Analysis

Merkel Alarmed by Ukraine’s NATO Ambitions

Germany rejects of a referendum on NATO membership.

German chancellor Angela Merkel opposes NATO membership for Ukraine and worries that a planned referendum in the country about joining the alliance could aggravate Western relations with Russia.

The Bloomberg news agency cites a German official saying Merkel believes the referendum won’t bring Ukraine closer to NATO. A second official said any Ukrainian bid to join NATO could only end badly. Both asked not to be named.

Michael Grosse-Brömer, the parliamentary whip for Merkel’s Christian Democratic bloc, said, “NATO membership for Ukraine isn’t on the agenda at this point.”

Foreign minister Frank-Walter Steinmeier similarly told Der Spiegel magazine last week that Ukrainian NATO membership would be a “project of the next few generations.”

However, Jens Stoltenberg, the NATO chief, said Monday the door was still open. “Ukraine will become a member,” he said. “That decision still stands providing that Ukraine meets the requirements.”

NATO agreed in 2008 that former Soviet republics Georgia and Ukraine would ultimately join. But France and Germany blocked plans at the time to actually start their accession process.

The prospect of Ukraine, the largest of Russia’s former Soviet republics, joining the Western alliance is believed to have motivated President Vladimir Putin’s takeover of the Crimea in March. The peninsula, which was joined with what was then the Ukrainian Soviet Socialist Republic in 1954, headquarters Russia’s Black Sea Fleet.

Russia has since supported a separatist uprising in the southeastern Donbas region of Ukraine although Putin’s administration denies Western accusations that it has given the rebels weapons.
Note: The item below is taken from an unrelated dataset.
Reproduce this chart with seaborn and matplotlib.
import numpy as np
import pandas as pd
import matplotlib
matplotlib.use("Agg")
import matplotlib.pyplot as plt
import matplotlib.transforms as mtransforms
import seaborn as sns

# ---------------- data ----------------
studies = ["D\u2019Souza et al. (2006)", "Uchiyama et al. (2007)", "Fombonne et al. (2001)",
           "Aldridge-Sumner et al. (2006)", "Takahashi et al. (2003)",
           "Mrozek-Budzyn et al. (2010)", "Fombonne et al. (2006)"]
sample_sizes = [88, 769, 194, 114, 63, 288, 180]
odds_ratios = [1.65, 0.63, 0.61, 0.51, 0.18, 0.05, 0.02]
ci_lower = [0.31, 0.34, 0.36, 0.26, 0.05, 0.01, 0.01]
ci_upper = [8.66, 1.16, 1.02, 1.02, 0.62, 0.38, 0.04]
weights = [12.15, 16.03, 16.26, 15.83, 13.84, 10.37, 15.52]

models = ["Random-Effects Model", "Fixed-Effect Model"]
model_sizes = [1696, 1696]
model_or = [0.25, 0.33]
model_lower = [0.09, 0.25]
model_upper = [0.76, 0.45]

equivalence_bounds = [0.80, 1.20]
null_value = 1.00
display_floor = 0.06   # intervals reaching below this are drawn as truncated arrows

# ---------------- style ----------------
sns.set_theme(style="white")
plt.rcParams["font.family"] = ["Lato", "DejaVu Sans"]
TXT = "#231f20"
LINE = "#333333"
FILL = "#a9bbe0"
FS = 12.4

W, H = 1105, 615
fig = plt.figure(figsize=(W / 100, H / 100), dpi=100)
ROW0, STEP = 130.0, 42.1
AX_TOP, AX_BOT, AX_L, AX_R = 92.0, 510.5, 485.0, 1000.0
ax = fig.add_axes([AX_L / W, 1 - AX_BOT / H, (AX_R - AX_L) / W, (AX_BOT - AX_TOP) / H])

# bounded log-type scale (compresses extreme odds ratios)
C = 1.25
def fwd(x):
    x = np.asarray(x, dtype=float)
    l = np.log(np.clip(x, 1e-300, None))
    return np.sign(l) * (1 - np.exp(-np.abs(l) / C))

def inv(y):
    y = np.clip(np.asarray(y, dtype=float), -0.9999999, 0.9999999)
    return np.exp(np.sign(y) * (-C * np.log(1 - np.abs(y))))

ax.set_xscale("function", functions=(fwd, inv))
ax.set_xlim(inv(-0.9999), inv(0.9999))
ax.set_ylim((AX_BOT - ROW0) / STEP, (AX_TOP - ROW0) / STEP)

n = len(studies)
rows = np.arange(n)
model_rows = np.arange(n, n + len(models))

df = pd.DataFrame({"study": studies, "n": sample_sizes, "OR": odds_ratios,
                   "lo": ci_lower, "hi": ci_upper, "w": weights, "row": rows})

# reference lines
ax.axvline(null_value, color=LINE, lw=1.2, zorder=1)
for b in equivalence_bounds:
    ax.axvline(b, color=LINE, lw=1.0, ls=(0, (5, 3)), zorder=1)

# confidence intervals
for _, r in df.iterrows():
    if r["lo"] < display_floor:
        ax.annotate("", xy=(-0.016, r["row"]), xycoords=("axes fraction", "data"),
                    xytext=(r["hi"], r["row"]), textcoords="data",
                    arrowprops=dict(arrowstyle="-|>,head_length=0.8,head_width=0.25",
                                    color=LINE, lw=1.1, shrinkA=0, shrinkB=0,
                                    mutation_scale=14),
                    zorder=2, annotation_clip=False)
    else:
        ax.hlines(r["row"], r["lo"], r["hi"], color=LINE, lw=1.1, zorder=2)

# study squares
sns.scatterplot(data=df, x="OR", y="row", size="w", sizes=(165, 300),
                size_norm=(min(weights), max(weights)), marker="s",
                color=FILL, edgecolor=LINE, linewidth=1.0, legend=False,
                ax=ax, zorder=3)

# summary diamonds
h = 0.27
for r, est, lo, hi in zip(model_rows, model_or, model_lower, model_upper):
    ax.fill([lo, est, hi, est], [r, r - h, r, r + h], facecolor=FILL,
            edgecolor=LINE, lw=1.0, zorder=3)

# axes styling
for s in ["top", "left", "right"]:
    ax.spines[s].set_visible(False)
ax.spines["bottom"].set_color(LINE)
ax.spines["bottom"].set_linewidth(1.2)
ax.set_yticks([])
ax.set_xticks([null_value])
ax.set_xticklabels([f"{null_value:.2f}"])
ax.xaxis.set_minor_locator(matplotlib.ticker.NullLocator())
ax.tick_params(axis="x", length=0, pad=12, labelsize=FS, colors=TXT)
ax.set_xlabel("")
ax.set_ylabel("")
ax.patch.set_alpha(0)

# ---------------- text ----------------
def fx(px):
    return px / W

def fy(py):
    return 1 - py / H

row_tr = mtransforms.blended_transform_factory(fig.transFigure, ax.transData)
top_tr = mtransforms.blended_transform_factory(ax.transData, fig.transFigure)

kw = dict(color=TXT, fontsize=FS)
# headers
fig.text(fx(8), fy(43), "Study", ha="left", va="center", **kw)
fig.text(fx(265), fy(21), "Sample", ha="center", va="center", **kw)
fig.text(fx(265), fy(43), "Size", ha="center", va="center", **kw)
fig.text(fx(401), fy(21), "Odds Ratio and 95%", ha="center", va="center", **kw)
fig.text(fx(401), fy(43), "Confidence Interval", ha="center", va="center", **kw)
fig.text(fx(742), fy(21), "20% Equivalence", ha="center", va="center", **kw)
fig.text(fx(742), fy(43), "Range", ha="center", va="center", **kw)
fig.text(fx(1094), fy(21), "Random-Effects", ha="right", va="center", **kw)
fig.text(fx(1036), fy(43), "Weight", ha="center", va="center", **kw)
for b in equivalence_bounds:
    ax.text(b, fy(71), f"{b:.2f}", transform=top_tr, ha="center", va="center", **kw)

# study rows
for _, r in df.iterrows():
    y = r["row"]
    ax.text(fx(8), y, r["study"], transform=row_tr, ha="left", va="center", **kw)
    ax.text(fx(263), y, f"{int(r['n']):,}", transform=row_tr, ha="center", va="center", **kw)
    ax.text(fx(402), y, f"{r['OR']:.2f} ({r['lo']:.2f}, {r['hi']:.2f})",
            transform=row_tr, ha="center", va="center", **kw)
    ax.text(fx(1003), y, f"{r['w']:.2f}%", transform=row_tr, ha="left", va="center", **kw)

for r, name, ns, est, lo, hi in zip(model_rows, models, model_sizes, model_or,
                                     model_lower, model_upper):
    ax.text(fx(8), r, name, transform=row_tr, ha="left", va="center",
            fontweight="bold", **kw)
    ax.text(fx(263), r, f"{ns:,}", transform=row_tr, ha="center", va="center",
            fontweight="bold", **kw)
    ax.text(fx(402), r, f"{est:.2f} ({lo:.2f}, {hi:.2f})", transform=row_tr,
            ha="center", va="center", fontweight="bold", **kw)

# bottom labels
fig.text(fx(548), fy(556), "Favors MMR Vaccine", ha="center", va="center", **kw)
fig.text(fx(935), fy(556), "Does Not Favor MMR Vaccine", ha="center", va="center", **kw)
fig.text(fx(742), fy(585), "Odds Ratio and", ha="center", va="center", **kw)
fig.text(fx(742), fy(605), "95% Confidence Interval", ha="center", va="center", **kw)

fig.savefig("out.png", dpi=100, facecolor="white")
Putin’s policy has shifted Ukrainians decidedly in favor of seeking closer relations with the West. A new five-party government, elected last month, has made meeting the conditions for both European Union and NATO membership part of its program.
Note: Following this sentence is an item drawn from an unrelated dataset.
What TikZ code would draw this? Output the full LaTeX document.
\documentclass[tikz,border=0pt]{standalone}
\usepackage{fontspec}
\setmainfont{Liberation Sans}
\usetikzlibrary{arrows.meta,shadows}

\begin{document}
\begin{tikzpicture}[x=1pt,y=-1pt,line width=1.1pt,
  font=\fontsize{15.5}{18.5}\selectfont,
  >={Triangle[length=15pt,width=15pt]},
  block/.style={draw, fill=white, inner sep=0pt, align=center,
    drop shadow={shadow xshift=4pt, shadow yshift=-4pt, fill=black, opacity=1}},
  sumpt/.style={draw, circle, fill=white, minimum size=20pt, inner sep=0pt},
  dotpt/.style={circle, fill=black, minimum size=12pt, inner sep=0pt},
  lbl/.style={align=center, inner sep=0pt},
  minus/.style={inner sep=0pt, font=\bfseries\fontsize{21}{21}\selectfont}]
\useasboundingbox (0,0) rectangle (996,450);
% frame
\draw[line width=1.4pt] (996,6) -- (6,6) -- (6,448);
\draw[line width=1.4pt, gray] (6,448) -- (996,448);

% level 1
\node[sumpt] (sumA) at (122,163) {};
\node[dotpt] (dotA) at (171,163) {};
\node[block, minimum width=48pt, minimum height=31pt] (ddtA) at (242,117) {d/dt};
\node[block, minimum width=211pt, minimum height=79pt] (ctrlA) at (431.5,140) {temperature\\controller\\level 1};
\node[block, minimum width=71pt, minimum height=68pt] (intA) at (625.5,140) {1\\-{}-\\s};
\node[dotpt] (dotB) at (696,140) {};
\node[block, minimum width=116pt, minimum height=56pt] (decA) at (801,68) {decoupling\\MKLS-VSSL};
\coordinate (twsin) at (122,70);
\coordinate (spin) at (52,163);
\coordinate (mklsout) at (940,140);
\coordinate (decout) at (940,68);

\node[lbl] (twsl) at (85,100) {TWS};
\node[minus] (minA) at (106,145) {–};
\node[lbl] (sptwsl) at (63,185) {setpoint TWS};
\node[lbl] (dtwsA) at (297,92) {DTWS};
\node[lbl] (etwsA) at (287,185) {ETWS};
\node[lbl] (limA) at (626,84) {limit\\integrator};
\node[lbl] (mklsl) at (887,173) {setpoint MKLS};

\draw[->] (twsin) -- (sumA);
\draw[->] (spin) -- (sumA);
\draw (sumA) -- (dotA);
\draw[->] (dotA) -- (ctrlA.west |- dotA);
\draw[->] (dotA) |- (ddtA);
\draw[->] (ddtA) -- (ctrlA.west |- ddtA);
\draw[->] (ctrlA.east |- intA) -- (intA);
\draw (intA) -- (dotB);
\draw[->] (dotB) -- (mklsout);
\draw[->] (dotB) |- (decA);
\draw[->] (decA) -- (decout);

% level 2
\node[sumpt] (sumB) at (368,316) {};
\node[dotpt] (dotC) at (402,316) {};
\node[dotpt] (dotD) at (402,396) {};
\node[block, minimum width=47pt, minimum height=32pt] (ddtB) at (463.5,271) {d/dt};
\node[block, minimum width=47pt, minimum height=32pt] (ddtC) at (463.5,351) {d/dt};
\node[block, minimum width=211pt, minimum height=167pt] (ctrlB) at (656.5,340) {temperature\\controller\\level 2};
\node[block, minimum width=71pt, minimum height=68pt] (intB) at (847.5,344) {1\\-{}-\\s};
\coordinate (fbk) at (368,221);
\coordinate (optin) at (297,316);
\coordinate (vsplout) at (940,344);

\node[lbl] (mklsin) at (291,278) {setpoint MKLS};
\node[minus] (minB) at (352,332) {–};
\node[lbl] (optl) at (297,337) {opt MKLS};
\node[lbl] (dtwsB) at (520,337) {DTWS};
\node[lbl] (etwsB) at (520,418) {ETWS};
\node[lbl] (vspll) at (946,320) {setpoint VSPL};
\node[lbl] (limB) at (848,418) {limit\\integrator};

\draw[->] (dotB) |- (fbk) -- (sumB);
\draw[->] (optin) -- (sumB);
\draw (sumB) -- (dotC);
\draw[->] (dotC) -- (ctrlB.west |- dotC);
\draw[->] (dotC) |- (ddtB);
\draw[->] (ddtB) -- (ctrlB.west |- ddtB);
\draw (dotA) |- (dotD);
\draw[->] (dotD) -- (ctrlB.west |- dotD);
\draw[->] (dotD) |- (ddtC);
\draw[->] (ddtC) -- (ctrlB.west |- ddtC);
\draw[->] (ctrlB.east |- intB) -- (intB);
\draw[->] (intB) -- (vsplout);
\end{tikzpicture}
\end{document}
Germany was originally seen as reluctant to confront Russia over its aggression in Ukraine. Perceptions hardened with the Donbas rebels downed a commercial airliner in July and Russia shifted responsibility to the government in Kiev. Western powers later doubled down on their economic sanctions against Russia which have nearly pushed its economy into recession.

During a visit to Ukraine in August, Merkel reiterated her opposition to Russia’s annexation of the Crimea, saying it “was in violation to [the] territorial integrity of Europe and if we recognize this principle,” she warned, “than this may happen all over Europe,”

Merkel’s new tone isn’t universally appreciated in Germany. The country — Europe’s largest economy — gets roughly a third of its natural gas from Russia while German exports to the country were worth €36 billion last year. Lobbyists claim up to 300,000 German jobs depend on the trade. German businesses and left-wing politicians, including Merkel’s predecessor, Gerhard Schröder, have cautioned against alienating Russia and sometimes criticized Merkel’s uncompromising rhetoric.

But, as Bloomberg points out, Merkel’s rejection of Ukraine’s proposal to hold a referendum on NATO membership shows the limits of Europe’s support for the country’s incoming government.